Chinese car manufacturers are registering brand-new vehicles as used and exporting them abroad at lower prices. This tactic, known as the export of zero-mileage used cars, has become increasingly widespread—actively supported by local governments, even as it draws criticism from top industry officials and regulators.
How does the scheme work?
It starts the moment a car leaves the factory. It’s registered in the name of a local dealer or affiliated company, receiving official license plates in China. This formally reclassifies it as a used vehicle. In some cases, no actual payment is made to the manufacturer, or it is deferred—making the transaction largely symbolic for the sake of recording a sale. The car is then resold domestically or exported abroad as “used.”
This allows manufacturers to log it as a completed sale and book the revenue—without the vehicle ever reaching an actual consumer in China. For local governments, the strategy is a convenient way to boost economic output and meet growth targets, often linked to officials’ promotions and access to funding from Beijing.
Why is China doing this?
The answer lies in the structural challenges facing its auto industry: overproduction, the aftermath of massive government subsidies, and fierce domestic competition. As a result, automakers are resorting to any means—sometimes accounting tricks—to clear excess inventory and inflate performance metrics.
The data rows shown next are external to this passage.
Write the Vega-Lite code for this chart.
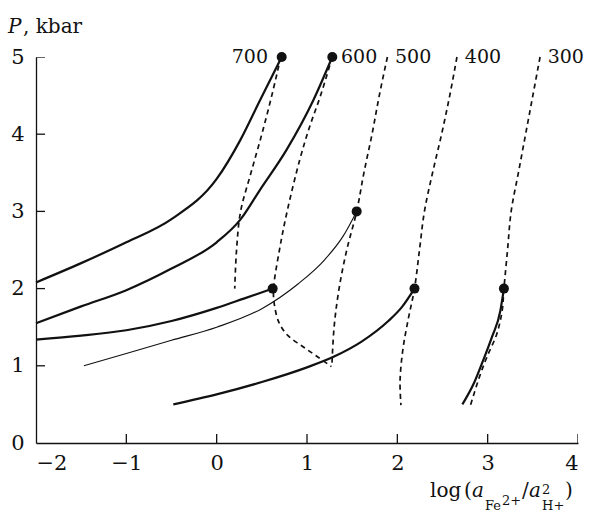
{
  "$schema": "https://vega.github.io/schema/vega-lite/v6.json",
  "width": 542,
  "height": 386,
  "autosize": "none",
  "padding": {"left": 36, "top": 57, "right": 12, "bottom": 71},
  "background": "white",
  "config": {
    "view": {"stroke": null},
    "font": "DejaVu Serif",
    "axis": {
      "grid": false,
      "domainColor": "#111",
      "domainWidth": 1.3,
      "tickColor": "#111",
      "tickOpacity": 0,
      "tickSize": -9,
      "labelFont": "DejaVu Serif",
      "labelFontSize": 21,
      "labelColor": "#111",
      "title": null
    }
  },
  "datasets": {
    "curves": [
      {"s": "d700", "k": "dash", "i": 0, "x": 0.71, "y": 5},
      {"s": "d700", "k": "dash", "i": 1, "x": 0.61, "y": 4.5},
      {"s": "d700", "k": "dash", "i": 2, "x": 0.5, "y": 4},
      {"s": "d700", "k": "dash", "i": 3, "x": 0.38, "y": 3.5},
      {"s": "d700", "k": "dash", "i": 4, "x": 0.265, "y": 3},
      {"s": "d700", "k": "dash", "i": 5, "x": 0.22, "y": 2.5},
      {"s": "d700", "k": "dash", "i": 6, "x": 0.2, "y": 2},
      {"s": "d600", "k": "dash", "i": 0, "x": 1.28, "y": 5},
      {"s": "d600", "k": "dash", "i": 1, "x": 1.15, "y": 4.5},
      {"s": "d600", "k": "dash", "i": 2, "x": 1.03, "y": 4.1},
      {"s": "d600", "k": "dash", "i": 3, "x": 0.92, "y": 3.67},
      {"s": "d600", "k": "dash", "i": 4, "x": 0.78, "y": 3},
      {"s": "d600", "k": "dash", "i": 5, "x": 0.695, "y": 2.5},
      {"s": "d600", "k": "dash", "i": 6, "x": 0.63, "y": 2},
      {"s": "d600", "k": "dash", "i": 7, "x": 0.638, "y": 1.8},
      {"s": "d600", "k": "dash", "i": 8, "x": 0.69, "y": 1.56},
      {"s": "d600", "k": "dash", "i": 9, "x": 0.79, "y": 1.39},
      {"s": "d600", "k": "dash", "i": 10, "x": 0.94, "y": 1.26},
      {"s": "d600", "k": "dash", "i": 11, "x": 1.1, "y": 1.13},
      {"s": "d600", "k": "dash", "i": 12, "x": 1.27, "y": 0.99},
      {"s": "d500", "k": "dash", "i": 0, "x": 1.89, "y": 5},
      {"s": "d500", "k": "dash", "i": 1, "x": 1.8, "y": 4.5},
      {"s": "d500", "k": "dash", "i": 2, "x": 1.72, "y": 4},
      {"s": "d500", "k": "dash", "i": 3, "x": 1.63, "y": 3.5},
      {"s": "d500", "k": "dash", "i": 4, "x": 1.55, "y": 3},
      {"s": "d500", "k": "dash", "i": 5, "x": 1.44, "y": 2.5},
      {"s": "d500", "k": "dash", "i": 6, "x": 1.355, "y": 2},
      {"s": "d500", "k": "dash", "i": 7, "x": 1.3, "y": 1.5},
      {"s": "d500", "k": "dash", "i": 8, "x": 1.275, "y": 0.99},
      {"s": "d400", "k": "dash", "i": 0, "x": 2.66, "y": 5},
      {"s": "d400", "k": "dash", "i": 1, "x": 2.58, "y": 4.5},
      {"s": "d400", "k": "dash", "i": 2, "x": 2.49, "y": 4},
      {"s": "d400", "k": "dash", "i": 3, "x": 2.39, "y": 3.5},
      {"s": "d400", "k": "dash", "i": 4, "x": 2.3, "y": 3},
      {"s": "d400", "k": "dash", "i": 5, "x": 2.245, "y": 2.5},
      {"s": "d400", "k": "dash", "i": 6, "x": 2.19, "y": 2},
      {"s": "d400", "k": "dash", "i": 7, "x": 2.12, "y": 1.6},
      {"s": "d400", "k": "dash", "i": 8, "x": 2.06, "y": 1.2},
      {"s": "d400", "k": "dash", "i": 9, "x": 2.03, "y": 0.8},
      {"s": "d400", "k": "dash", "i": 10, "x": 2.04, "y": 0.49},
      {"s": "d300", "k": "dash", "i": 0, "x": 3.58, "y": 5},
      {"s": "d300", "k": "dash", "i": 1, "x": 3.5, "y": 4.5},
      {"s": "d300", "k": "dash", "i": 2, "x": 3.42, "y": 4},
      {"s": "d300", "k": "dash", "i": 3, "x": 3.34, "y": 3.5},
      {"s": "d300", "k": "dash", "i": 4, "x": 3.26, "y": 3},
      {"s": "d300", "k": "dash", "i": 5, "x": 3.22, "y": 2.5},
      {"s": "d300", "k": "dash", "i": 6, "x": 3.18, "y": 2},
      {"s": "d300", "k": "dash", "i": 7, "x": 3.16, "y": 1.71},
      {"s": "d300", "k": "dash", "i": 8, "x": 3.1, "y": 1.41},
      {"s": "d300", "k": "dash", "i": 9, "x": 2.99, "y": 1.11},
      {"s": "d300", "k": "dash", "i": 10, "x": 2.91, "y": 0.86},
      {"s": "d300", "k": "dash", "i": 11, "x": 2.81, "y": 0.49},
      {"s": "s700", "k": "thick", "i": 0, "x": -2, "y": 2.08},
      {"s": "s700", "k": "thick", "i": 1, "x": -1.5, "y": 2.33},
      {"s": "s700", "k": "thick", "i": 2, "x": -1, "y": 2.6},
      {"s": "s700", "k": "thick", "i": 3, "x": -0.5, "y": 2.9},
      {"s": "s700", "k": "thick", "i": 4, "x": 0, "y": 3.42},
      {"s": "s700", "k": "thick", "i": 5, "x": 0.26, "y": 3.92},
      {"s": "s700", "k": "thick", "i": 6, "x": 0.48, "y": 4.44},
      {"s": "s700", "k": "thick", "i": 7, "x": 0.72, "y": 5},
      {"s": "s600", "k": "thick", "i": 0, "x": -2, "y": 1.55},
      {"s": "s600", "k": "thick", "i": 1, "x": -1.5, "y": 1.77},
      {"s": "s600", "k": "thick", "i": 2, "x": -1, "y": 1.98},
      {"s": "s600", "k": "thick", "i": 3, "x": -0.5, "y": 2.26},
      {"s": "s600", "k": "thick", "i": 4, "x": 0, "y": 2.6},
      {"s": "s600", "k": "thick", "i": 5, "x": 0.26, "y": 2.89},
      {"s": "s600", "k": "thick", "i": 6, "x": 0.48, "y": 3.28},
      {"s": "s600", "k": "thick", "i": 7, "x": 0.775, "y": 3.8},
      {"s": "s600", "k": "thick", "i": 8, "x": 1.07, "y": 4.44},
      {"s": "s600", "k": "thick", "i": 9, "x": 1.28, "y": 5},
      {"s": "s2a", "k": "thick", "i": 0, "x": -2, "y": 1.34},
      {"s": "s2a", "k": "thick", "i": 1, "x": -1.5, "y": 1.39},
      {"s": "s2a", "k": "thick", "i": 2, "x": -1, "y": 1.46},
      {"s": "s2a", "k": "thick", "i": 3, "x": -0.5, "y": 1.58},
      {"s": "s2a", "k": "thick", "i": 4, "x": 0, "y": 1.75},
      {"s": "s2a", "k": "thick", "i": 5, "x": 0.3, "y": 1.87},
      {"s": "s2a", "k": "thick", "i": 6, "x": 0.62, "y": 2},
      {"s": "s2b", "k": "thick", "i": 0, "x": -0.48, "y": 0.5},
      {"s": "s2b", "k": "thick", "i": 1, "x": 0, "y": 0.63},
      {"s": "s2b", "k": "thick", "i": 2, "x": 0.5, "y": 0.79},
      {"s": "s2b", "k": "thick", "i": 3, "x": 1, "y": 0.98},
      {"s": "s2b", "k": "thick", "i": 4, "x": 1.3, "y": 1.12},
      {"s": "s2b", "k": "thick", "i": 5, "x": 1.6, "y": 1.31},
      {"s": "s2b", "k": "thick", "i": 6, "x": 1.9, "y": 1.58},
      {"s": "s2b", "k": "thick", "i": 7, "x": 2.05, "y": 1.76},
      {"s": "s2b", "k": "thick", "i": 8, "x": 2.19, "y": 2},
      {"s": "s2c", "k": "thick", "i": 0, "x": 2.72, "y": 0.5},
      {"s": "s2c", "k": "thick", "i": 1, "x": 2.85, "y": 0.78},
      {"s": "s2c", "k": "thick", "i": 2, "x": 2.95, "y": 1.07},
      {"s": "s2c", "k": "thick", "i": 3, "x": 3.05, "y": 1.38},
      {"s": "s2c", "k": "thick", "i": 4, "x": 3.14, "y": 1.71},
      {"s": "s2c", "k": "thick", "i": 5, "x": 3.18, "y": 2},
      {"s": "s3", "k": "thin", "i": 0, "x": -1.47, "y": 1},
      {"s": "s3", "k": "thin", "i": 1, "x": -1, "y": 1.16},
      {"s": "s3", "k": "thin", "i": 2, "x": -0.5, "y": 1.33},
      {"s": "s3", "k": "thin", "i": 3, "x": 0, "y": 1.5},
      {"s": "s3", "k": "thin", "i": 4, "x": 0.5, "y": 1.74},
      {"s": "s3", "k": "thin", "i": 5, "x": 0.9, "y": 2.06},
      {"s": "s3", "k": "thin", "i": 6, "x": 1.2, "y": 2.38},
      {"s": "s3", "k": "thin", "i": 7, "x": 1.4, "y": 2.68},
      {"s": "s3", "k": "thin", "i": 8, "x": 1.55, "y": 3}
    ],
    "dots": [
      {"x": 0.72, "y": 5},
      {"x": 1.28, "y": 5},
      {"x": 1.55, "y": 3},
      {"x": 0.62, "y": 2},
      {"x": 2.19, "y": 2},
      {"x": 3.18, "y": 2}
    ],
    "ticksX": [
      {"x": -1, "y": 0}, {"x": 0, "y": 0}, {"x": 1, "y": 0},
      {"x": 2, "y": 0}, {"x": 3, "y": 0}, {"x": 4, "y": 0}
    ],
    "ticksY": [
      {"x": -2, "y": 1}, {"x": -2, "y": 2}, {"x": -2, "y": 3},
      {"x": -2, "y": 4}, {"x": -2, "y": 5}
    ],
    "labR": [{"t": "700", "x": 0.568, "y": 5}],
    "labL": [
      {"t": "600", "x": 1.376, "y": 5},
      {"t": "500", "x": 1.974, "y": 5},
      {"t": "400", "x": 2.747, "y": 5},
      {"t": "300", "x": 3.664, "y": 5}
    ],
    "tN": [
      {"t": ", kbar", "x": -2.144, "y": 5.311},
      {"t": "log", "x": 2.362, "y": -0.699},
      {"t": "(", "x": 2.738, "y": -0.699},
      {"t": "/", "x": 3.38, "y": -0.699},
      {"t": ")", "x": 3.856, "y": -0.699}
    ],
    "tI": [
      {"t": "P", "x": -2.31, "y": 5.311},
      {"t": "a", "x": 2.827, "y": -0.699},
      {"t": "a", "x": 3.458, "y": -0.699}
    ],
    "tS": [
      {"t": "Fe", "x": 2.97, "y": -0.868},
      {"t": "2+", "x": 3.159, "y": -0.803},
      {"t": "2", "x": 3.602, "y": -0.661},
      {"t": "H+", "x": 3.602, "y": -0.868}
    ]
  },
  "encoding": {
    "x": {
      "field": "x",
      "type": "quantitative",
      "scale": {"domain": [-2, 4], "nice": false, "zero": false},
      "axis": {"values": [-2, -1, 0, 1, 2, 3, 4], "labelPadding": 18, "labelBaseline": "top"}
    },
    "y": {
      "field": "y",
      "type": "quantitative",
      "scale": {"domain": [0, 5], "nice": false, "zero": false},
      "axis": {"values": [0, 1, 2, 3, 4, 5], "labelPadding": 21}
    }
  },
  "layer": [
    {
      "data": {"name": "ticksX"},
      "mark": {"type": "tick", "orient": "vertical", "color": "#111", "opacity": 1, "size": 18, "thickness": 1.3, "clip": true}
    },
    {
      "data": {"name": "ticksY"},
      "mark": {"type": "tick", "orient": "horizontal", "color": "#111", "opacity": 1, "size": 18, "thickness": 1.3, "clip": true}
    },
    {
      "data": {"name": "curves"},
      "transform": [{"filter": "datum.k === 'dash'"}],
      "mark": {"type": "line", "color": "#111", "strokeWidth": 1.7, "strokeDash": [5, 4], "interpolate": "catmull-rom", "clip": false},
      "encoding": {"detail": {"field": "s"}, "order": {"field": "i", "type": "quantitative"}}
    },
    {
      "data": {"name": "curves"},
      "transform": [{"filter": "datum.k === 'thick'"}],
      "mark": {"type": "line", "color": "#111", "strokeWidth": 2.2, "interpolate": "monotone"},
      "encoding": {"detail": {"field": "s"}, "order": {"field": "i", "type": "quantitative"}}
    },
    {
      "data": {"name": "curves"},
      "transform": [{"filter": "datum.k === 'thin'"}],
      "mark": {"type": "line", "color": "#111", "strokeWidth": 1.1, "interpolate": "monotone"},
      "encoding": {"detail": {"field": "s"}, "order": {"field": "i", "type": "quantitative"}}
    },
    {
      "data": {"name": "dots"},
      "mark": {"type": "point", "filled": true, "color": "#111", "opacity": 1, "size": 100}
    },
    {
      "data": {"name": "labR"},
      "mark": {"type": "text", "align": "right", "baseline": "middle", "fontSize": 19, "color": "#111"},
      "encoding": {"text": {"field": "t"}}
    },
    {
      "data": {"name": "labL"},
      "mark": {"type": "text", "align": "left", "baseline": "middle", "fontSize": 19, "color": "#111"},
      "encoding": {"text": {"field": "t"}}
    },
    {
      "data": {"name": "tN"},
      "mark": {"type": "text", "align": "left", "baseline": "alphabetic", "fontSize": 20, "color": "#111"},
      "encoding": {"text": {"field": "t"}}
    },
    {
      "data": {"name": "tI"},
      "mark": {"type": "text", "align": "left", "baseline": "alphabetic", "fontSize": 20, "fontStyle": "italic", "color": "#111"},
      "encoding": {"text": {"field": "t"}}
    },
    {
      "data": {"name": "tS"},
      "mark": {"type": "text", "align": "left", "baseline": "alphabetic", "fontSize": 13, "color": "#111"},
      "encoding": {"text": {"field": "t"}}
    }
  ]
}
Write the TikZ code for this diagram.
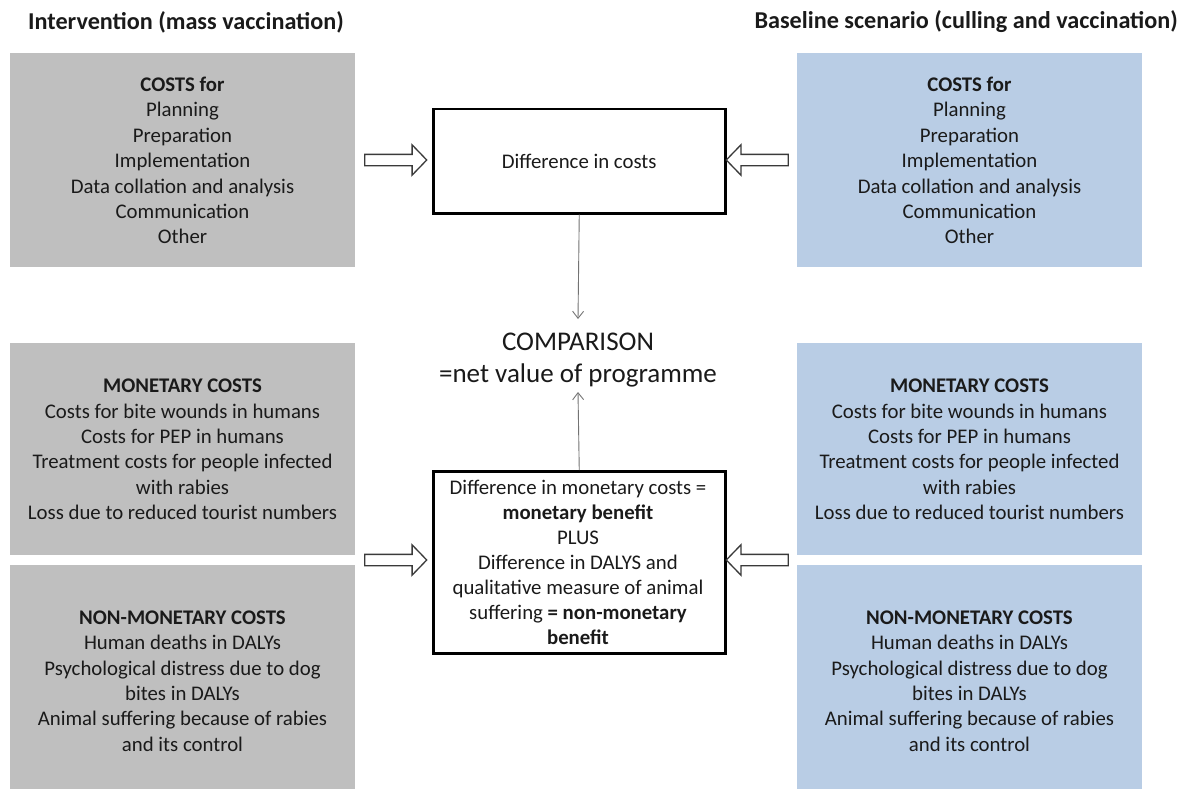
\documentclass[tikz,border=0pt]{standalone}
\usepackage{fontspec}
\setmainfont{Carlito}
\usetikzlibrary{shapes.arrows,arrows.meta}
\definecolor{boxgray}{HTML}{BFBFBF}
\definecolor{boxblue}{HTML}{B9CDE5}
\definecolor{txt}{HTML}{1A1A1A}
\definecolor{arrline}{HTML}{3A3A3A}
\begin{document}
\begin{tikzpicture}[x=1pt,y=-1pt,
  every node/.style={text=txt},
  base/.style={font=\fontsize{20.8}{25.4}\selectfont},
  sidebox/.style={minimum width=345pt,inner sep=0pt,anchor=north west},
  graybox/.style={sidebox,fill=boxgray},
  bluebox/.style={sidebox,fill=boxblue},
  boxtext/.style={base,align=center,inner sep=0pt},
  centerbox/.style={draw=black,line width=2.5pt,minimum width=292pt,inner sep=0pt,anchor=north west,fill=white},
  title/.style={font=\fontsize{24.2}{28}\selectfont\bfseries,inner sep=0pt},
  blockarr/.style={single arrow,draw=arrline,fill=white,line width=1.3pt,
     minimum height=62pt,minimum width=29pt,single arrow head extend=9.5pt,
     single arrow tip angle=92,inner xsep=0pt,inner ysep=5pt},
  thinarr/.style={draw=gray!90!black,line width=0.9pt,-{Straight Barb[length=7pt,width=11pt]}}
]
\useasboundingbox (0,0) rectangle (1188,789);
\fill[white] (0,0) rectangle (1188,789);

% titles
\node[title,anchor=west] (tl) at (28,22) {Intervention (mass vaccination)};
\node[title,anchor=east] (tr) at (1178,22) {Baseline scenario (culling and vaccination)};

% left boxes
\node[graybox,minimum height=214pt] (lt) at (10,53) {};
\node[graybox,minimum height=212pt] (lm) at (10,343) {};
\node[graybox,minimum height=224pt] (lb) at (10,565) {};
% right boxes
\node[bluebox,minimum height=214pt] (rt) at (797,53) {};
\node[bluebox,minimum height=212pt] (rm) at (797,343) {};
\node[bluebox,minimum height=224pt] (rb) at (797,565) {};

% texts
\node[boxtext] (ltt) at (182.5,160.5) {\textbf{COSTS for}\\Planning\\Preparation\\Implementation\\Data collation and analysis\\Communication\\Other};
\node[boxtext] (rtt) at (969.5,160.5) {\textbf{COSTS for}\\Planning\\Preparation\\Implementation\\Data collation and analysis\\Communication\\Other};
\node[boxtext] (lmt) at (182.5,449.5) {\textbf{MONETARY COSTS}\\Costs for bite wounds in humans\\Costs for PEP in humans\\Treatment costs for people infected\\with rabies\\Loss due to reduced tourist numbers};
\node[boxtext] (rmt) at (969.5,449.5) {\textbf{MONETARY COSTS}\\Costs for bite wounds in humans\\Costs for PEP in humans\\Treatment costs for people infected\\with rabies\\Loss due to reduced tourist numbers};
\node[boxtext] (lbt) at (182.5,681) {\textbf{NON-MONETARY COSTS}\\Human deaths in DALYs\\Psychological distress due to dog\\bites in DALYs\\Animal suffering because of rabies\\and its control};
\node[boxtext] (rbt) at (969.5,681) {\textbf{NON-MONETARY COSTS}\\Human deaths in DALYs\\Psychological distress due to dog\\bites in DALYs\\Animal suffering because of rabies\\and its control};

% center boxes
\node[centerbox,minimum height=104pt] (ct) at (432,108) {};
\node[boxtext] (ctt) at (ct.center) {Difference in costs};
\node[centerbox,minimum height=182pt] (cb) at (432,470) {};
\node[boxtext,font=\fontsize{20.8}{25}\selectfont] (cbt) at (578,562.5) {Difference in monetary costs =\\\textbf{monetary benefit}\\PLUS\\Difference in DALYS and\\qualitative measure of animal\\suffering \textbf{= non-monetary}\\\textbf{benefit}};

% comparison
\node[align=center,inner sep=0pt,font=\fontsize{27}{32}\selectfont] (cmp) at (578,360) {COMPARISON\\=net value of programme};

% thin arrows
\coordinate (cmptop) at (578,319);
\coordinate (cmpbot) at (578,392);
\draw[thinarr] (ct.south) -- (cmptop);
\draw[thinarr] (cb.north) -- (cmpbot);

% block arrows
\node[blockarr] (a1) at (393,160) {};
\node[blockarr] (a2) at (393,560) {};
\node[blockarr,shape border rotate=180] (a3) at (760,160) {};
\node[blockarr,shape border rotate=180] (a4) at (760,560) {};
\end{tikzpicture}
\end{document}
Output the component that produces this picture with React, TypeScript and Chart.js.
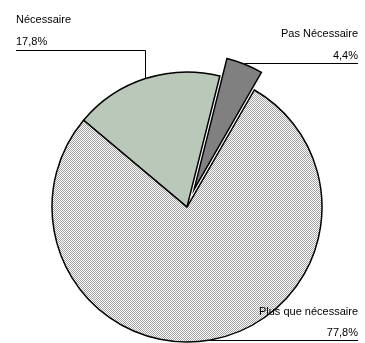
import React, { useEffect, useRef } from "react";
import { Chart, registerables } from "chart.js";

Chart.register(...registerables);

// Survey answers and their shares (percent)
const categories = ["Nécessaire", "Pas Nécessaire", "Plus que nécessaire"];
const shares = [17.8, 4.4, 77.8];

// Pulled-out distance of each slice, in pixels
const EXPLODE = [0, 19, 0];

const W = 365;
const H = 343;
const FONT = '11px "Liberation Sans", Arial, sans-serif';

function makeHatch(): CanvasPattern | string {
  const c = document.createElement("canvas");
  c.width = 2;
  c.height = 2;
  const g = c.getContext("2d");
  if (!g) return "#d4d4d4";
  g.fillStyle = "#ffffff";
  g.fillRect(0, 0, 2, 2);
  g.fillStyle = "#a4a4a4";
  g.fillRect(0, 0, 1, 1);
  g.fillRect(1, 1, 1, 1);
  const p = g.createPattern(c, "repeat");
  return p || "#d4d4d4";
}

const fmt = (v: number) => v.toFixed(1).replace(".", ",") + "%";

const explodedDraw = {
  id: "explodedDraw",
  beforeDatasetDraw(chart: any, args: any) {
    const ctx = chart.ctx;
    const meta = chart.getDatasetMeta(args.index);
    meta.data.forEach((arc: any, i: number) => {
      const e = EXPLODE[i] || 0;
      const mid = (arc.startAngle + arc.endAngle) / 2;
      ctx.save();
      ctx.translate(Math.cos(mid) * e, Math.sin(mid) * e);
      arc.draw(ctx, chart.chartArea);
      ctx.restore();
    });
    return false;
  },
};

const leaderLabels = {
  id: "leaderLabels",
  afterDatasetsDraw(chart: any) {
    const ctx = chart.ctx;
    const meta = chart.getDatasetMeta(0);
    const anchor = (i: number) => {
      const arc: any = meta.data[i];
      const mid = (arc.startAngle + arc.endAngle) / 2;
      const r = arc.outerRadius + (EXPLODE[i] || 0);
      return { x: arc.x + Math.cos(mid) * r, y: arc.y + Math.sin(mid) * r };
    };
    ctx.save();
    ctx.font = FONT;
    ctx.fillStyle = "#000000";
    ctx.strokeStyle = "#000000";
    ctx.lineWidth = 1;
    ctx.textBaseline = "alphabetic";

    // Nécessaire: left label, elbow line down to the slice
    const a0 = anchor(0);
    const y0 = 50.5;
    ctx.textAlign = "left";
    ctx.fillText(categories[0], 16, 23);
    ctx.fillText(fmt(shares[0]), 16, 45);
    ctx.beginPath();
    ctx.moveTo(16, y0);
    ctx.lineTo(Math.round(a0.x) + 0.5, y0);
    ctx.lineTo(Math.round(a0.x) + 0.5, a0.y);
    ctx.stroke();

    // Pas Nécessaire: right label, horizontal line
    const a1 = anchor(1);
    const y1 = 63.5;
    ctx.textAlign = "right";
    ctx.fillText(categories[1], 358, 37);
    ctx.fillText(fmt(shares[1]), 358, 58.5);
    ctx.beginPath();
    ctx.moveTo(a1.x, y1);
    ctx.lineTo(358, y1);
    ctx.stroke();

    // Plus que nécessaire: right label at the bottom
    const a2 = anchor(2);
    const y2 = 340.5;
    ctx.fillText(categories[2], 358, 315);
    ctx.fillText(fmt(shares[2]), 358, 336);
    ctx.beginPath();
    ctx.moveTo(a2.x, y2);
    ctx.lineTo(358, y2);
    ctx.stroke();
    ctx.restore();
  },
};

export default function App() {
  const ref = useRef<HTMLCanvasElement | null>(null);

  useEffect(() => {
    if (!ref.current) return;
    const chart = new Chart(ref.current, {
      type: "pie",
      data: {
        labels: categories,
        datasets: [
          {
            data: shares,
            backgroundColor: ["#bac8b9", "#808080", makeHatch()],
            borderColor: "#000000",
            borderWidth: 1.5,
            borderJoinStyle: "miter",
            radius: 135,
          } as any,
        ],
      },
      options: {
        responsive: false,
        animation: false,
        rotation: -50,
        layout: { padding: { left: 9, top: 71, right: 0, bottom: 0 } },
        plugins: {
          legend: { display: false },
          tooltip: { enabled: false },
        },
      },
      plugins: [explodedDraw, leaderLabels],
    });
    return () => chart.destroy();
  }, []);

  return (
    <div style={{ position: "absolute", left: 0, top: 0, width: W, height: H, background: "#ffffff" }}>
      <canvas ref={ref} width={W} height={H} style={{ display: "block", width: W, height: H }} />
    </div>
  );
}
According to Wei Jianjun, CEO of Great Wall Motors, more than 4,000 dealers are believed to be involved in this scheme. He compared the situation to the collapse of property giant Evergrande, suggesting that a similar crisis may be brewing in the EV sector.
Local government support
Despite growing concerns, at least 20 local governments—including major provinces like Guangdong and Sichuan—have openly backed the export of zero-mileage used cars. Support measures include simplified registration processes, fast-tracked tax rebates, free warehouse space near borders, and promotional funding through e-commerce platforms like Alibaba.
In Shenzhen, local authorities pledged in 2024 to expand these exports, targeting 400,000 vehicles annually. Guangzhou has even allocated additional registration quotas specifically for gasoline vehicles intended for export.
Inflated figures and a distorted market
In 2023, China surpassed Japan to become the world’s largest car exporter, shipping 6.41 million vehicles. The China Automobile Dealers Association estimates that about 6% of these were zero-mileage used cars. Within the used car segment, the figure is even more striking—around 90%.
These exports largely include gasoline-powered vehicles, alongside a substantial share of electric cars that benefited from domestic subsidies and yield healthy profit margins when resold in regions like Central Asia.
Global reactions
The practice has triggered mixed reactions worldwide. Russia has banned the import of zero-mileage used Chinese cars from brands that already have local dealerships. Jordan has started redefining what qualifies as a used car, setting a minimum time between registration and export.
Domestically, however, official silence prevails. China’s ministries of commerce and foreign affairs have not issued any comments, further deepening questions about the legality and ethics of the practice.